Temporal Differentiation: The system distinguishes between past meetings (requiring reflection) and upcoming meetings (requiring proactive toasts and alerts), providing the appropriate action for each stage.
Borrow budget
We iterated toward a supportive model where users receive rescheduling nudges but maintain the flexibility to override them.
When a guest runs out of budget, the tool suggests mitigation options to the organizer. However, these suggestions are designed to be non-intrusive and can be easily ignored to avoid disrupting the meeting flow.

Key takeaways
I believe we must accept that our current tools are imperfect proxies, necessary bridges to a broader cultural shift toward digital sobriety, the idea that we should use only the digital resources we truly need. We should constantly challenges the assumption that digital growth must be infinite.

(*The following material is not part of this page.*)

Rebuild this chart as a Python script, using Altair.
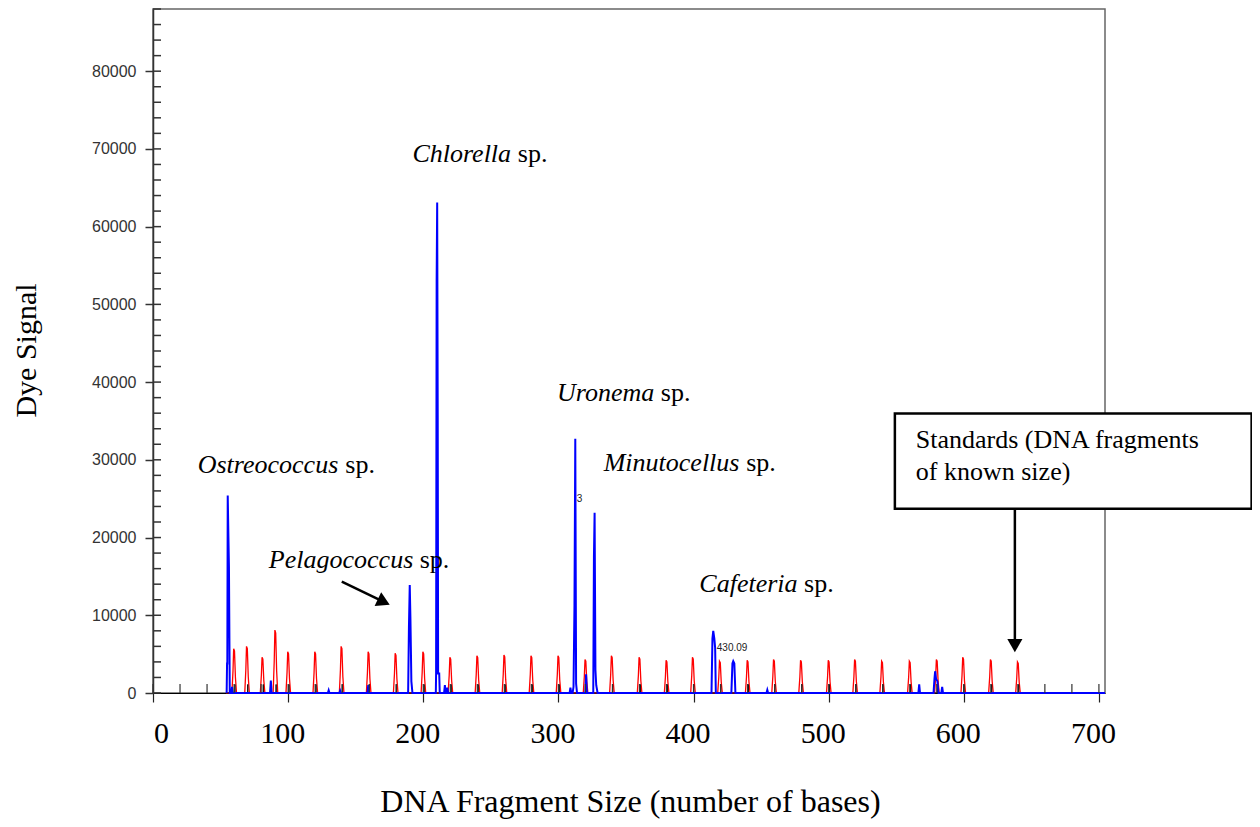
import altair as alt
import pandas as pd

# ---------------- data ----------------
X_MAX = 704.5
Y_MAX = 88000

# size-standard (red) peaks: position (bases), height (signal)
RED_POS = [60, 69.5, 81, 90.5, 100, 120, 139.5, 159.5, 179.5, 200, 220, 240, 260, 280,
           300, 320, 339.5, 360, 380, 399.5, 419.5, 440, 459.5, 479.5, 500, 519.5, 539.5,
           560, 580, 599.5, 620, 640]
RED_H = [5700, 6000, 4600, 8100, 5300, 5300, 6000, 5300, 5100, 5300, 4600, 4800, 4900, 4800,
         4800, 4300, 4800, 4600, 4200, 4600, 4100, 4200, 4300, 4200, 4200, 4300, 4100,
         4100, 4300, 4600, 4300, 4000]
BLACK_H = 1100

# sample (blue) trace: major peak profiles (x, signal)
OSTREO_X = [54.5, 54.8, 55.0, 55.3, 55.8, 56.2, 56.8]
OSTREO_Y = [0, 3800, 3800, 25400, 20200, 16300, 0]
PELAGO_X = [188.8, 189.4, 190.0, 190.5, 191.2, 192.0]
PELAGO_Y = [0, 8500, 13900, 9600, 1500, 0]
CHLOR_X = [209.3, 209.5, 209.9, 210.3, 210.7, 211.0, 211.8, 212.2]
CHLOR_Y = [0, 2500, 53000, 63100, 35700, 2500, 2500, 0]
URON_X = [310.5, 311.2, 311.9, 312.5, 313.1, 313.8]
URON_Y = [0, 800, 11300, 32700, 1200, 0]
MINUT_X = [325.8, 326.3, 326.8, 327.4, 328.0, 329.0]
MINUT_Y = [0, 17400, 23200, 3000, 1000, 0]
CAFE_X = [413.3, 414.0, 414.6, 415.4, 416.0, 416.5]
CAFE_Y = [0, 7000, 8000, 7000, 5800, 0]
P430_X = [428.0, 428.8, 429.4, 430.2, 431.0]
P430_Y = [0, 3800, 4100, 3800, 0]
P579_X = [577.6, 578.3, 578.8, 579.5, 580.5, 581.3]
P579_Y = [0, 1800, 2800, 1800, 1500, 0]
# small blue bumps: position, height
BLUE_SMALL_POS = [58.5, 87.2, 130.0, 138.5, 159.3, 216.0, 217.8, 308.9, 320.5, 454.6, 567.0, 584.0]
BLUE_SMALL_H = [800, 1600, 350, 300, 1000, 1000, 700, 700, 2400, 400, 1100, 800]

X_TICKS = [0, 100, 200, 300, 400, 500, 600, 700]
X_TICKS_INNER = [0, 20, 40, 60, 80, 100, 120, 140, 160, 180, 200, 220, 240, 260, 280, 300,
                 320, 340, 360, 380, 400, 420, 440, 460, 480, 500, 520, 540, 560, 580, 600,
                 620, 640, 660, 680, 700]
Y_TICKS = [0, 10000, 20000, 30000, 40000, 50000, 60000, 70000, 80000]
Y_TICKS_INNER = [0, 2000, 4000, 6000, 8000, 10000, 12000, 14000, 16000, 18000, 20000, 22000,
                 24000, 26000, 28000, 30000, 32000, 34000, 36000, 38000, 40000, 42000, 44000,
                 46000, 48000, 50000, 52000, 54000, 56000, 58000, 60000, 62000, 64000, 66000,
                 68000, 70000, 72000, 74000, 76000, 78000, 80000, 82000, 84000, 86000, 88000]

# annotations
SPECIES = ["Ostreococcus", "Chlorella", "Uronema", "Minutocellus", "Pelagococcus", "Cafeteria"]
SPECIES_END_X = [137.1, 265.0, 371.0, 434.0, 192.6, 477.0]
SP_X = [142.3, 270.0, 375.8, 439.0, 197.4, 481.8]
SPECIES_Y = [28350, 68380, 37620, 28520, 16090, 13040]

SMALL_TEXT = ["3", "430.09"]
SMALL_X = [313.6, 417.2]
SMALL_Y = [24560, 5440]

BOX_X = [549.0, 813.0]
BOX_Y = [23720, 35950]
BOX_LINES = ["Standards (DNA fragments", "of known size)"]
BOX_TEXT_X = 564.5
BOX_TEXT_Y = [31510, 27450]

ARROW_X1 = [139.7, 637.8]
ARROW_Y1 = [14320, 23720]
ARROW_X2 = [170.8, 637.8]
ARROW_Y2 = [11720, 6090]
ARROW_SHAPE = ["triangle-right", "triangle-down"]
ARROW_ANGLE = [25.6, 0]

# ---------------- build tables ----------------
PEAK_DX = [-1.6, -0.8, -0.3, 0.3, 1.0, 1.8]      # glyph of a standard peak
PEAK_FRAC = [0, 0.5, 1.0, 0.95, 0.35, 0]


def trace(profiles, start, end):
    pts = [(start, 0)]
    for xs_, ys_ in sorted(profiles, key=lambda p: p[0][0]):
        pts.extend(zip(xs_, ys_))
    pts.append((end, 0))
    return pts


red_profiles = [([p + d for d in PEAK_DX], [h * f for f in PEAK_FRAC]) for p, h in zip(RED_POS, RED_H)]
black_profiles = [([p + 0.45, p + 0.6, p + 0.75], [0, BLACK_H, 0]) for p in RED_POS]
blue_profiles = [(OSTREO_X, OSTREO_Y), (PELAGO_X, PELAGO_Y), (CHLOR_X, CHLOR_Y), (URON_X, URON_Y),
                 (MINUT_X, MINUT_Y), (CAFE_X, CAFE_Y), (P430_X, P430_Y), (P579_X, P579_Y)]
blue_profiles += [([p - 0.6, p, p + 0.6], [0, h, 0]) for p, h in zip(BLUE_SMALL_POS, BLUE_SMALL_H)]

rows = []
for name, pts in [("red", trace(red_profiles, 54, 650)),
                  ("black", trace(black_profiles, 54, 650)),
                  ("blue", trace(blue_profiles, 54.5, X_MAX))]:
    for i, (x, y) in enumerate(pts):
        rows.append({"series": name, "x": x, "y": y, "i": i})
traces = pd.DataFrame(rows)

xs = alt.Scale(domain=[0, X_MAX], nice=False, zero=False)
ys = alt.Scale(domain=[0, Y_MAX], nice=False)

SERIF = "Liberation Serif"
SANS = "Liberation Sans"

x_axis = alt.Axis(values=X_TICKS, tickSize=9, tickColor="#222", tickWidth=1.2,
                  domainColor="black", domainWidth=1, grid=False,
                  labelFont=SERIF, labelFontSize=30, labelColor="black",
                  labelBaseline="alphabetic", labelPadding=40, labelFlush=False,
                  labelOverlap=False,
                  labelOffset={"condition": {"test": "datum.value == 0", "value": 8}, "value": -6},
                  title="DNA Fragment Size (number of bases)", titleFont=SERIF,
                  titleFontSize=32, titleFontWeight="normal", titleColor="black",
                  titleX=477, titleY=118, titleAlign="center", titleBaseline="alphabetic")
y_axis = alt.Axis(values=Y_TICKS, format="d", tickSize=8, tickColor="#333", tickWidth=1.5,
                  domainColor="#333", domainWidth=1.5, grid=False,
                  labelFont=SANS, labelFontSize=16, labelColor="#333", labelPadding=9,
                  title="Dye Signal", titleFont=SERIF, titleFontSize=30,
                  titleFontWeight="normal", titleColor="black", titleAngle=270,
                  titleX=-127, titleY=341, titleAlign="center", titleBaseline="middle")


def X(field):
    return alt.X(field, scale=xs, axis=x_axis)


def Y(field):
    return alt.Y(field, scale=ys, axis=y_axis)


def line_layer(name, color, width):
    return alt.Chart(traces[traces.series == name]).mark_line(
        color=color, strokeWidth=width, interpolate="linear").encode(
        x=X("x:Q"), y=Y("y:Q"), order="i:Q")


red = line_layer("red", "#ff0000", 1.3)
black = line_layer("black", "#111111", 1)
blue = line_layer("blue", "#0000ff", 2)

x_inner = alt.Chart(pd.DataFrame({"v": X_TICKS_INNER})).mark_rule(color="#333", strokeWidth=1.2).encode(
    x=X("v:Q"), y=alt.value(675), y2=alt.value(684))
y_inner = alt.Chart(pd.DataFrame({"v": Y_TICKS_INNER})).mark_rule(color="#333", strokeWidth=1.5).encode(
    y=Y("v:Q"), x=alt.value(0), x2=alt.value(8))

sp_df = pd.DataFrame({"name": SPECIES, "xe": SPECIES_END_X, "xs": SP_X, "y": SPECIES_Y})
italic = alt.Chart(sp_df).mark_text(font=SERIF, fontSize=26, fontStyle="italic", align="right",
                                    baseline="alphabetic", color="black").encode(
    x=X("xe:Q"), y=Y("y:Q"), text="name:N")
sp = alt.Chart(sp_df).mark_text(font=SERIF, fontSize=26, align="left", baseline="alphabetic",
                                color="black", text="sp.").encode(
    x=X("xs:Q"), y=Y("y:Q"))

small = alt.Chart(pd.DataFrame({"t": SMALL_TEXT, "x": SMALL_X, "y": SMALL_Y})).mark_text(
    font=SANS, fontSize=10, align="left", baseline="alphabetic", color="#222").encode(
    x=X("x:Q"), y=Y("y:Q"), text="t:N")

box = alt.Chart(pd.DataFrame({"x": [BOX_X[0]], "x2": [BOX_X[1]], "y": [BOX_Y[0]], "y2": [BOX_Y[1]]})).mark_rect(
    fill="white", stroke="black", strokeWidth=2.5).encode(
    x=X("x:Q"), x2="x2:Q", y=Y("y:Q"), y2="y2:Q")
box_text = alt.Chart(pd.DataFrame({"t": BOX_LINES, "x": [BOX_TEXT_X] * 2, "y": BOX_TEXT_Y})).mark_text(
    font=SERIF, fontSize=26, align="left", baseline="alphabetic", color="black").encode(
    x=X("x:Q"), y=Y("y:Q"), text="t:N")

arr_df = pd.DataFrame({"x1": ARROW_X1, "y1": ARROW_Y1, "x2": ARROW_X2, "y2": ARROW_Y2,
                       "shape": ARROW_SHAPE, "angle": ARROW_ANGLE})
arrow_lines = alt.Chart(arr_df).mark_rule(color="black", strokeWidth=2.5).encode(
    x=X("x1:Q"), x2="x2:Q", y=Y("y1:Q"), y2="y2:Q")
heads = []
for k in range(len(ARROW_SHAPE)):
    heads.append(alt.Chart(arr_df.iloc[[k]]).mark_point(
        shape=ARROW_SHAPE[k], angle=ARROW_ANGLE[k], filled=True, color="black", opacity=1,
        size=230, strokeWidth=0).encode(
        x=X("x2:Q"), y=Y("y2:Q")))

chart = alt.layer(
    red, black, blue, x_inner, y_inner, italic, sp, small, box, box_text, arrow_lines, *heads
).properties(
    width=952, height=684,
    autosize=alt.AutoSizeParams(type="none"),
    padding={"left": 145, "top": 1, "right": 147, "bottom": 126},
    background="white",
).configure_view(stroke="#666", strokeWidth=1.5)

chart.save("out.html", embed_options={"renderer": "svg", "actions": False})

While we are aware that significant maintenance and refinement remain for the current version, such as:
Logic Optimization: The budgeting algorithms need further stress-testing to handle complex, recurring meeting patterns.
Visual Fidelity: The UI transitions between different meeting states require smoothing to ensure a seamless user experience.
Integration Depth: Deeper API synchronization with various calendar providers is necessary to improve the accuracy of online meeting detection.
Question: How can we find ways for online meetings to highlight digital scarcity and encourage mindful use of online meetings?
Answer: By making the users' end goal not focus solely on reducing energy but also being sustainable for mind and planet.
What would I do differently/More?
Future iterations will include automated "Resource Cleanup" to address the environmental cost of "zombie data" (redundant cloud files). Reducing file sizes by just 1KB can save 3,000kg of CO₂ monthly, challenging unnecessary long-term recordings (Jones, N., 2018).
Also we may suggest “greener hours” for certain activities to be rescheduled to perform automatically.